Small_islandSmall Island - Andrea Levy

Small Island is a grim tale, full of grey rain filled skies and dirty London streets.  Even Jamaica seems grim and lonely with lost characters such as the Mr Philip the religious fanatic who lauds over his family meal times with talk of hell and damnation.  And then there is Mrs Ryder who with her Evangelist husband had sold up in America to come and set up a school for "poor black children".  Mrs Ryder, white, thin and nearly bald is a sad figure of loneliness.
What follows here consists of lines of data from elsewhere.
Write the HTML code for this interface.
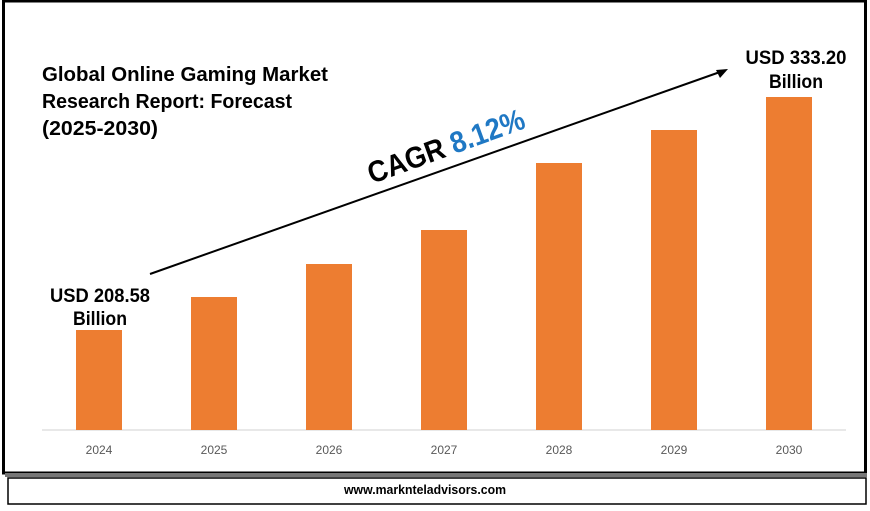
<!DOCTYPE html>
<html><head><meta charset="utf-8"><style>
body{margin:0;width:870px;height:506px;background:#fff;overflow:hidden;font-family:"Liberation Sans",sans-serif;}
</style></head><body>
<svg width="870" height="506" viewBox="0 0 870 506" xmlns="http://www.w3.org/2000/svg">
<rect x="0" y="0" width="870" height="506" fill="#fff"/>
<rect x="3.5" y="1" width="862" height="472" fill="none" stroke="#000" stroke-width="3"/>
<rect x="5" y="473" width="862" height="4" fill="#777"/>
<rect x="8" y="478" width="858" height="26" fill="none" stroke="#000" stroke-width="1.5"/>
<line x1="42" y1="430" x2="846" y2="430" stroke="#d9d9d9" stroke-width="1.2"/>
<g fill="#ed7d31">
<rect x="76" y="330" width="46" height="100"/>
<rect x="191" y="297" width="46" height="133"/>
<rect x="306" y="264" width="46" height="166"/>
<rect x="421" y="230" width="46" height="200"/>
<rect x="536" y="163" width="46" height="267"/>
<rect x="651" y="130" width="46" height="300"/>
<rect x="766" y="97" width="46" height="333"/>
</g>
<g font-size="12" fill="#595959" text-anchor="middle">
<text x="99" y="454">2024</text><text x="214" y="454">2025</text><text x="329" y="454">2026</text>
<text x="444" y="454">2027</text><text x="559" y="454">2028</text><text x="674" y="454">2029</text><text x="789" y="454">2030</text>
</g>
<g font-weight="bold" font-size="20" fill="#000">
<text x="42" y="81" textLength="286" lengthAdjust="spacingAndGlyphs">Global Online Gaming Market</text>
<text x="42" y="108" textLength="250" lengthAdjust="spacingAndGlyphs">Research Report: Forecast</text>
<text x="42" y="135" textLength="116" lengthAdjust="spacingAndGlyphs">(2025-2030)</text>
</g>
<g font-weight="bold" font-size="19" fill="#000">
<text x="100" y="302" text-anchor="middle" textLength="100" lengthAdjust="spacingAndGlyphs">USD 208.58</text>
<text x="100" y="325" text-anchor="middle" textLength="54" lengthAdjust="spacingAndGlyphs">Billion</text>
<text x="796" y="64" text-anchor="middle" textLength="101" lengthAdjust="spacingAndGlyphs">USD 333.20</text>
<text x="796" y="88" text-anchor="middle" textLength="54" lengthAdjust="spacingAndGlyphs">Billion</text>
</g>
<line x1="150" y1="274" x2="720" y2="72" stroke="#000" stroke-width="2"/>
<polygon points="728,69 716,70 720,78" fill="#000"/>
<text transform="translate(372,184) rotate(-20)" font-weight="bold" font-size="30" textLength="165" lengthAdjust="spacingAndGlyphs"><tspan fill="#000">CAGR </tspan><tspan fill="#1f78c4">8.12%</tspan></text>
<text x="425" y="494" text-anchor="middle" font-weight="bold" font-size="13" fill="#000" textLength="162" lengthAdjust="spacingAndGlyphs">www.marknteladvisors.com</text>
</svg>
</body></html>
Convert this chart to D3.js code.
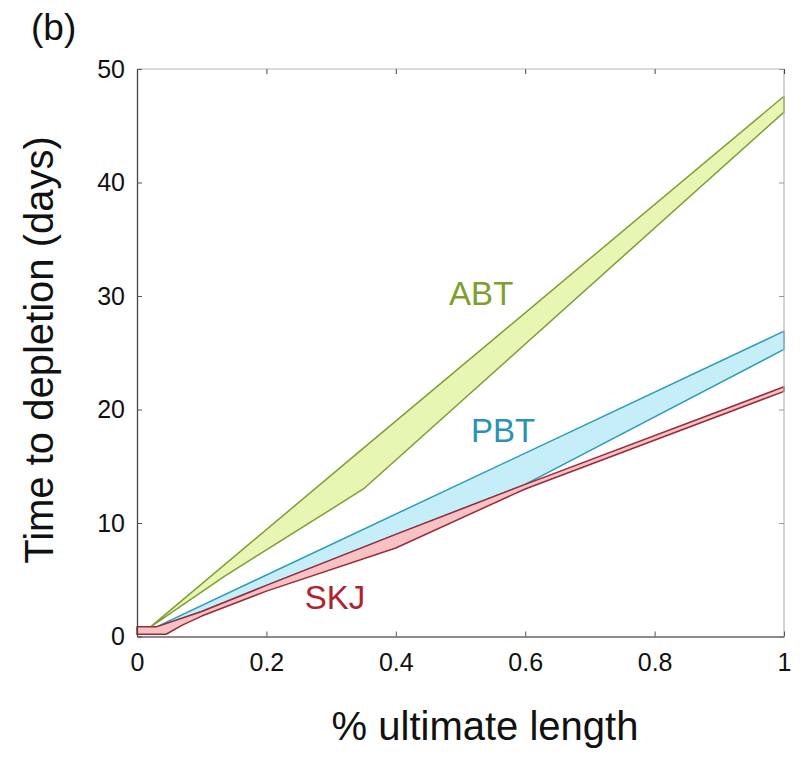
<!DOCTYPE html>
<html>
<head>
<meta charset="utf-8">
<script src="https://cdn.jsdelivr.net/npm/d3@7"></script>
<style>
  body { margin: 0; background: #fff; }
  svg { display: block; }
  text { font-family: "Liberation Sans", Arial, Helvetica, sans-serif; }
</style>
</head>
<body>
<svg id="chart" width="806" height="757"></svg>
<script>
// Axis ticks
const xTicks = [0, 0.2, 0.4, 0.6, 0.8, 1];
const xTickLabels = ["0", "0.2", "0.4", "0.6", "0.8", "1"];
const yTicks = [0, 10, 20, 30, 40, 50];
const yTickLabels = ["0", "10", "20", "30", "40", "50"];

// Species and their envelope edges: [fraction of ultimate length, days]
const species = ["ABT", "PBT", "SKJ"];
const abtUpper = [[0.02, 0.8], [0.35, 16.6], [1, 47.6]];
const abtLower = [[0.02, 0.8], [0.135, 5.3], [0.35, 13.0], [1, 46.2]];
const pbtUpper = [[0.03, 0.85], [1, 26.9]];
const pbtLower = [[0.03, 0.85], [0.1, 2.2], [0.2, 4.5], [0.4, 9.0], [0.6, 13.4], [1, 25.3]];
const skjUpper = [[0, 0.85], [0.03, 0.85], [0.1, 2.2], [0.2, 4.5], [0.4, 9.0], [0.6, 13.4], [1, 22.0]];
const skjLower = [[0, 0.2], [0.045, 0.2], [0.07, 1.0], [0.1, 1.8], [0.2, 4.0], [0.4, 7.8], [0.6, 13.0], [1, 21.6]];

const bands = [
  { name: species[0], upper: abtUpper, lower: abtLower, fill: "#e8f6b4", stroke: "#7f9e34", text: "#7f9e2c", label: [0.532, 29.2] },
  { name: species[1], upper: pbtUpper, lower: pbtLower, fill: "#c6eef8", stroke: "#2d9bbb", text: "#2a92b6", label: [0.566, 17.15] },
  { name: species[2], upper: skjUpper, lower: skjLower, fill: "#f8c2c4", stroke: "#9a2a3a", text: "#b3212f", label: [0.306, 2.4] }
];

const svg = d3.select("#chart");
const plotLeft = 137, plotRight = 784, plotTop = 69, plotBottom = 636.5;

const x = d3.scaleLinear().domain([0, 1]).range([plotLeft, plotRight]);
const y = d3.scaleLinear().domain([0, 50]).range([plotBottom, plotTop]);

const line = d3.line().x(d => x(d[0])).y(d => y(d[1]));

// Envelope polygons: upper edge forward, lower edge back
bands.forEach(b => {
  const poly = b.upper.concat(b.lower.slice().reverse());
  svg.append("path")
    .attr("d", line(poly) + "Z")
    .attr("fill", b.fill)
    .attr("stroke", b.stroke)
    .attr("stroke-width", 1.5)
    .attr("stroke-linejoin", "round");
});

// Box frame: dark left/bottom, light top/right
svg.append("line").attr("x1", plotLeft).attr("x2", plotRight).attr("y1", plotTop).attr("y2", plotTop)
  .attr("stroke", "#b8b8b8").attr("stroke-width", 1.2);
svg.append("line").attr("x1", plotRight).attr("x2", plotRight).attr("y1", plotTop).attr("y2", plotBottom)
  .attr("stroke", "#b8b8b8").attr("stroke-width", 1.2);

// Mirrored inward ticks on top and right
svg.append("g").attr("transform", `translate(0,${plotTop})`)
  .call(d3.axisTop(x).tickValues(xTicks).tickSize(-5).tickFormat(""))
  .call(g => g.select(".domain").remove())
  .call(g => g.selectAll("line").attr("stroke", "#444"));
svg.append("g").attr("transform", `translate(${plotRight},0)`)
  .call(d3.axisRight(y).tickValues(yTicks).tickSize(-5).tickFormat(""))
  .call(g => g.select(".domain").remove())
  .call(g => g.selectAll("line").attr("stroke", "#999"));

// Bottom axis
svg.append("g").attr("transform", `translate(0,${plotBottom})`)
  .call(d3.axisBottom(x).tickValues(xTicks).tickSize(-5).tickSizeOuter(0).tickPadding(16.5)
    .tickFormat((d, i) => xTickLabels[i]))
  .call(g => g.select(".domain").attr("stroke", "#666").attr("stroke-width", 1.3))
  .call(g => g.selectAll("line").attr("stroke", "#555"))
  .call(g => g.selectAll("text").attr("font-size", 25).attr("fill", "#111")
    .attr("font-family", "'Liberation Sans', Arial, sans-serif"));

// Left axis
svg.append("g").attr("transform", `translate(${plotLeft},0)`)
  .call(d3.axisLeft(y).tickValues(yTicks).tickSize(-5).tickSizeOuter(0).tickPadding(12)
    .tickFormat((d, i) => yTickLabels[i]))
  .call(g => g.select(".domain").attr("stroke", "#444").attr("stroke-width", 1.3))
  .call(g => g.selectAll("line").attr("stroke", "#555"))
  .call(g => g.selectAll("text").attr("font-size", 25).attr("fill", "#111")
    .attr("font-family", "'Liberation Sans', Arial, sans-serif"));

// Species labels
bands.forEach(b => {
  svg.append("text")
    .attr("x", x(b.label[0]))
    .attr("y", y(b.label[1]))
    .attr("text-anchor", "middle")
    .attr("font-size", 33)
    .attr("fill", b.text)
    .text(b.name);
});

// Axis titles
svg.append("text")
  .attr("x", 485)
  .attr("y", 740)
  .attr("text-anchor", "middle")
  .attr("font-size", 40)
  .attr("fill", "#111")
  .text("% ultimate length");

svg.append("text")
  .attr("transform", `translate(53,350) rotate(-90)`)
  .attr("text-anchor", "middle")
  .attr("font-size", 40)
  .attr("fill", "#111")
  .text("Time to depletion (days)");

// Panel tag
svg.append("text")
  .attr("x", 31)
  .attr("y", 40)
  .attr("font-size", 37)
  .attr("fill", "#111")
  .text("(b)");
</script>
</body>
</html>
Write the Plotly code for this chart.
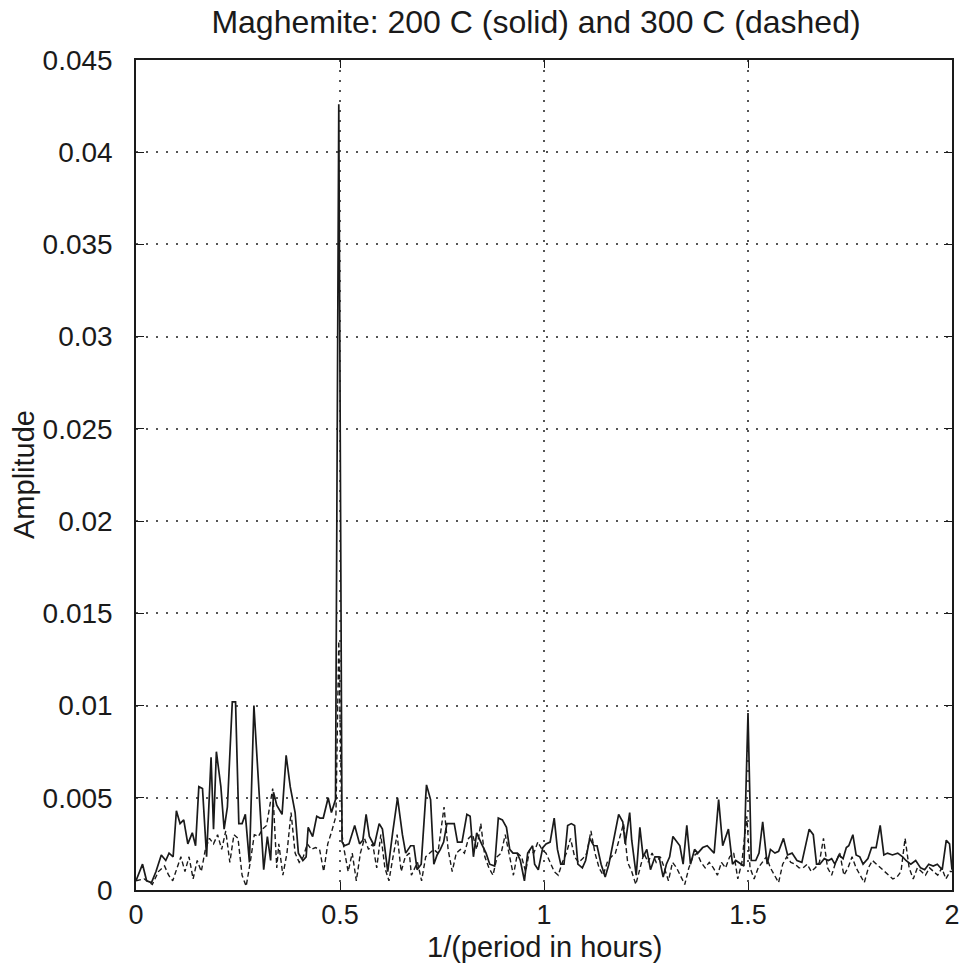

In Small Island, the margin begins it’s encounter with the center as Miss prim and proper teacher Hortense and her rough ex-airforce husband, Gilbert move to England.  There they meet Queenie, working class cockney landlady and Bernard her erstwhile almost forgotten husband.   The meeting of colony and coloniser is a huge disappointment for Hortense in particular with her airs and graces and self-importance.   Hortense has spent her early life in Jamaica learning to be and "English" lady.  She is shocked and feels betrayed both by her husband Gilbert who lives in a hovel with a piss pot under his bed and by the racism of the streets of London.    The two other main characters, Queenie and her husband Bernard are victims of the war as Queenie is left to fend for herself which is why she decides to let rooms in her home to black people despite opposition from her neighbours.   Bernard does not return until some three years after the end of the war only to find Queenie about to give birth to someone’s elses child.  Worse is to come as we discover the child is black and the empire turns on itself as Queenie begs on her knees for Gilbert and Hortense to take the child as their own "I never dreamed England would be like this.  Come, in what crazed reverie would a white Englishwoman be kneeling before me yearning for me to take her black child? There was no dream I could conceive so fanciful."